If you’re researching a specific topic, you may find primary and secondary sources in a library, archive, special collection, or cultural institution.  Primary sources might include historical materials such as papers, correspondence, photographs, audio recordings, institutional records. 

How do you locate materials?  And how should you arrange to view them? 

Your subject librarian is happy to work with you to identify resources and help you understand what's available and how to arrange access.  This is best done in advance of your trip. 

Using Libraries Abroad

Libraries abroad may be unlike the Pitt Libraries. They may not allow circulation of items and require reading of items in-house. Be prepared to have to request items a day or more in advance of using them. Libraries abroad may require a letter of recommendation or introduction from one of our subject specialists or one of your professors. Importantly, Internet/network access may be unreliable (or nonexistent)! 

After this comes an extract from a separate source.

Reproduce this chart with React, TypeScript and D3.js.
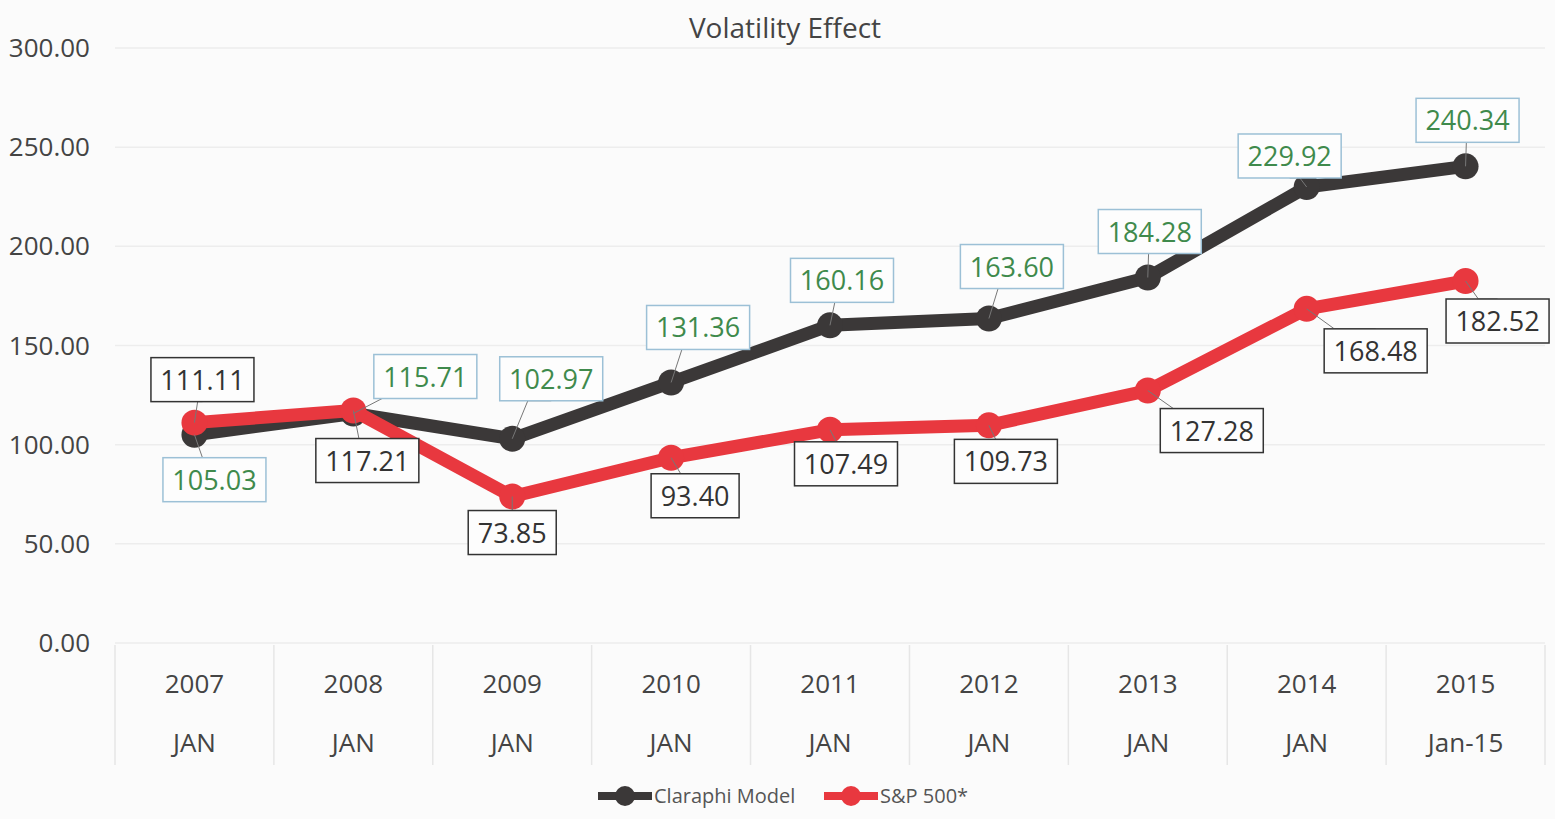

If you are planning to do research in a special collection or archive, it is important to prepare in advance.  Here are some tips:

1.  Try to identify, as much as you can, the exact items you wish to consult. Use footnotes, bibliographies, catalogs of manuscripts, and websites. It is always best to know in advance just what you need to see.

2.  If there are proxies of these documents available (editions, facsimiles, microform, online digital copies, etc.), look at these in advance and make whatever notes you can. This will save time in the library, and you will have a better idea of what items you need to look at in person.

3.  If the library has a website, go there and check the calendar to be sure the library is open when you plan to go.

4.  What are the library's rules? Does it require letters of introduction from an advisor or a Pitt librarian? What tools are you allowed to bring into the reading room?

5.  Contact the library well in advance to let them know you are coming, and what you intend to look at. You do not want to arrive to find that the book or manuscript you wish to consult is on exhibit in some far away city.

6.  If you are reading old documents, be sure you have the skill to do so. A medieval manuscript looks little like a modern edition of the same, and even if you know Latin very well, you may not be able to decipher a medieval or early modern script. The same applies to foreign languages and handwritten manuscripts.